#### [GIVEN REQUEST]
Only the pictures are to be left out; set down the rest of the records exactly.
-- BEGIN DATA SHOWN --
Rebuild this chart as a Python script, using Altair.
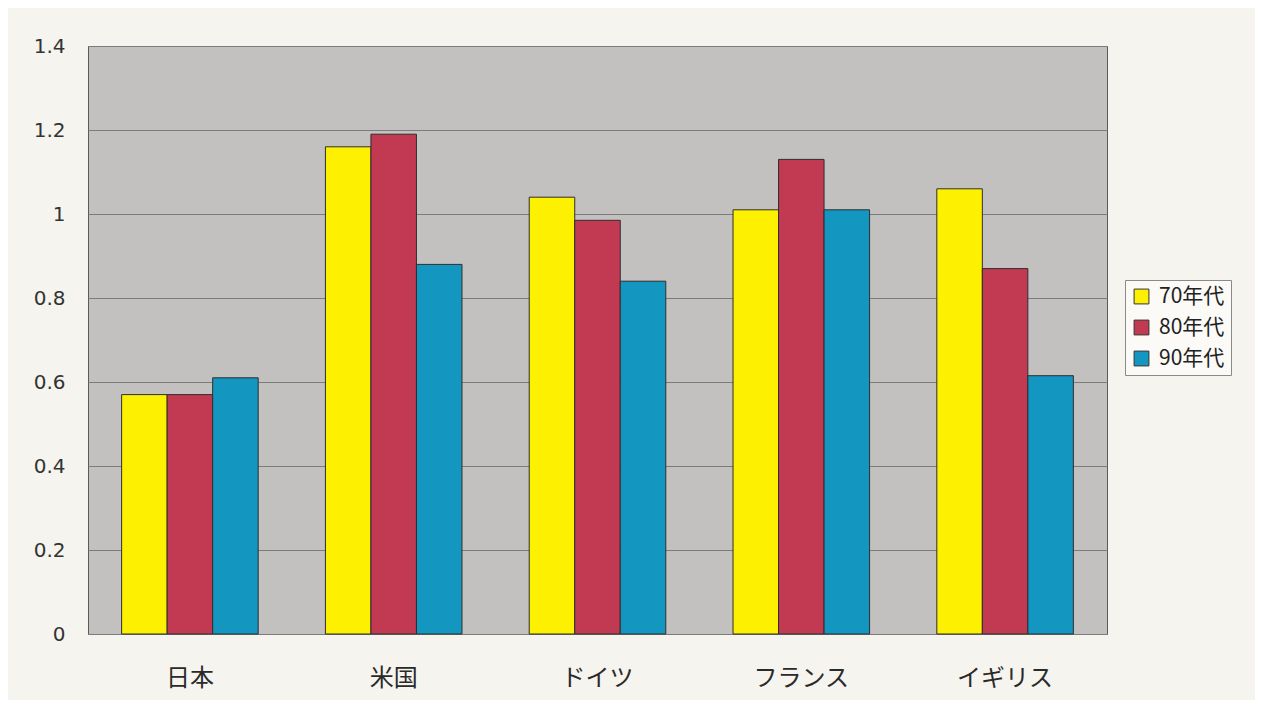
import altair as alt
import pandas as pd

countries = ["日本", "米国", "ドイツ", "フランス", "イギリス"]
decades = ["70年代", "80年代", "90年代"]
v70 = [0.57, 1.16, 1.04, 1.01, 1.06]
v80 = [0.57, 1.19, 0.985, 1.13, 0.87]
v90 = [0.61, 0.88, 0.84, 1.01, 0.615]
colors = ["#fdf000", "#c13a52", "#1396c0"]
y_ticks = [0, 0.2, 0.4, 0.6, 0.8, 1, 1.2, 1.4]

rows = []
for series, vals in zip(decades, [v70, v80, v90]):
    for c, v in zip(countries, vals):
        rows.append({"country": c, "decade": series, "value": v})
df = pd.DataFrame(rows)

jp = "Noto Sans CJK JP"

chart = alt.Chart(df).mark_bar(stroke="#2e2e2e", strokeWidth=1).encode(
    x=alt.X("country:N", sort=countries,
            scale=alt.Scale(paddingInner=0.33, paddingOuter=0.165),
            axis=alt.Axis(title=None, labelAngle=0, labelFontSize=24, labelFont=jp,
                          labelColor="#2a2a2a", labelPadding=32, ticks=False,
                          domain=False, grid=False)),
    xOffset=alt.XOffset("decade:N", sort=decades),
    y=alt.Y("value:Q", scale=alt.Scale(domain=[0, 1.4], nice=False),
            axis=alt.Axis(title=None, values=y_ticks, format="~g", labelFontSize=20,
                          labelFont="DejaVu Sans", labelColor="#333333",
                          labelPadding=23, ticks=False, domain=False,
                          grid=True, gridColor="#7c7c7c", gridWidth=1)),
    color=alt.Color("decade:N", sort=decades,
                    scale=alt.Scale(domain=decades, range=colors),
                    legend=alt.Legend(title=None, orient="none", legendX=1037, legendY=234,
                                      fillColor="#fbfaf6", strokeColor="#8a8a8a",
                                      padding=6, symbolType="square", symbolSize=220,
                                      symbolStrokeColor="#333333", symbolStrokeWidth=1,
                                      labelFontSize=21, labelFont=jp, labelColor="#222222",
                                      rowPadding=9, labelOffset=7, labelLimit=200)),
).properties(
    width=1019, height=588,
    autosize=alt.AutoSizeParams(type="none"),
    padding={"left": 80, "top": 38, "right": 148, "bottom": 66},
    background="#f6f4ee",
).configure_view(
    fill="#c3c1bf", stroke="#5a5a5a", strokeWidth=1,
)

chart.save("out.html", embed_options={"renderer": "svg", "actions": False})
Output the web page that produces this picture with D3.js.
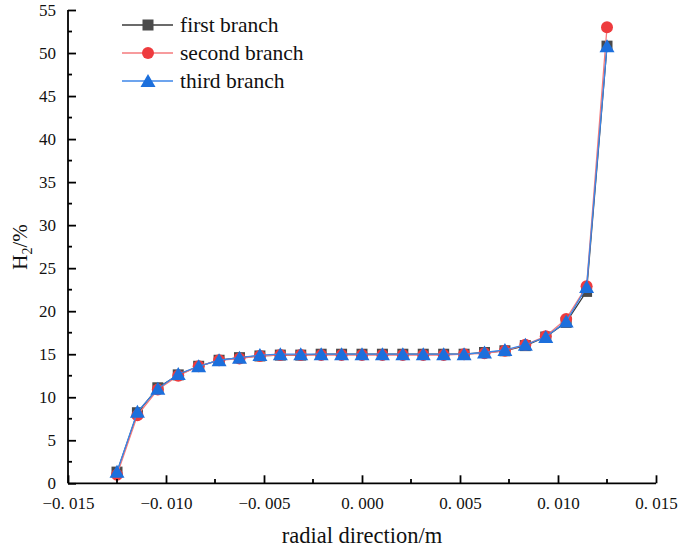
-- END DATA SHOWN --
#### [THE RESULT]
Rebuild this chart as a Python script, using Altair.
import altair as alt
import pandas as pd

countries = ["日本", "米国", "ドイツ", "フランス", "イギリス"]
decades = ["70年代", "80年代", "90年代"]
v70 = [0.57, 1.16, 1.04, 1.01, 1.06]
v80 = [0.57, 1.19, 0.985, 1.13, 0.87]
v90 = [0.61, 0.88, 0.84, 1.01, 0.615]
colors = ["#fdf000", "#c13a52", "#1396c0"]
y_ticks = [0, 0.2, 0.4, 0.6, 0.8, 1, 1.2, 1.4]

rows = []
for series, vals in zip(decades, [v70, v80, v90]):
    for c, v in zip(countries, vals):
        rows.append({"country": c, "decade": series, "value": v})
df = pd.DataFrame(rows)

jp = "Noto Sans CJK JP"

chart = alt.Chart(df).mark_bar(stroke="#2e2e2e", strokeWidth=1).encode(
    x=alt.X("country:N", sort=countries,
            scale=alt.Scale(paddingInner=0.33, paddingOuter=0.165),
            axis=alt.Axis(title=None, labelAngle=0, labelFontSize=24, labelFont=jp,
                          labelColor="#2a2a2a", labelPadding=32, ticks=False,
                          domain=False, grid=False)),
    xOffset=alt.XOffset("decade:N", sort=decades),
    y=alt.Y("value:Q", scale=alt.Scale(domain=[0, 1.4], nice=False),
            axis=alt.Axis(title=None, values=y_ticks, format="~g", labelFontSize=20,
                          labelFont="DejaVu Sans", labelColor="#333333",
                          labelPadding=23, ticks=False, domain=False,
                          grid=True, gridColor="#7c7c7c", gridWidth=1)),
    color=alt.Color("decade:N", sort=decades,
                    scale=alt.Scale(domain=decades, range=colors),
                    legend=alt.Legend(title=None, orient="none", legendX=1037, legendY=234,
                                      fillColor="#fbfaf6", strokeColor="#8a8a8a",
                                      padding=6, symbolType="square", symbolSize=220,
                                      symbolStrokeColor="#333333", symbolStrokeWidth=1,
                                      labelFontSize=21, labelFont=jp, labelColor="#222222",
                                      rowPadding=9, labelOffset=7, labelLimit=200)),
).properties(
    width=1019, height=588,
    autosize=alt.AutoSizeParams(type="none"),
    padding={"left": 80, "top": 38, "right": 148, "bottom": 66},
    background="#f6f4ee",
).configure_view(
    fill="#c3c1bf", stroke="#5a5a5a", strokeWidth=1,
)

chart.save("out.html", embed_options={"renderer": "svg", "actions": False})
Output the web page that produces this picture with D3.js.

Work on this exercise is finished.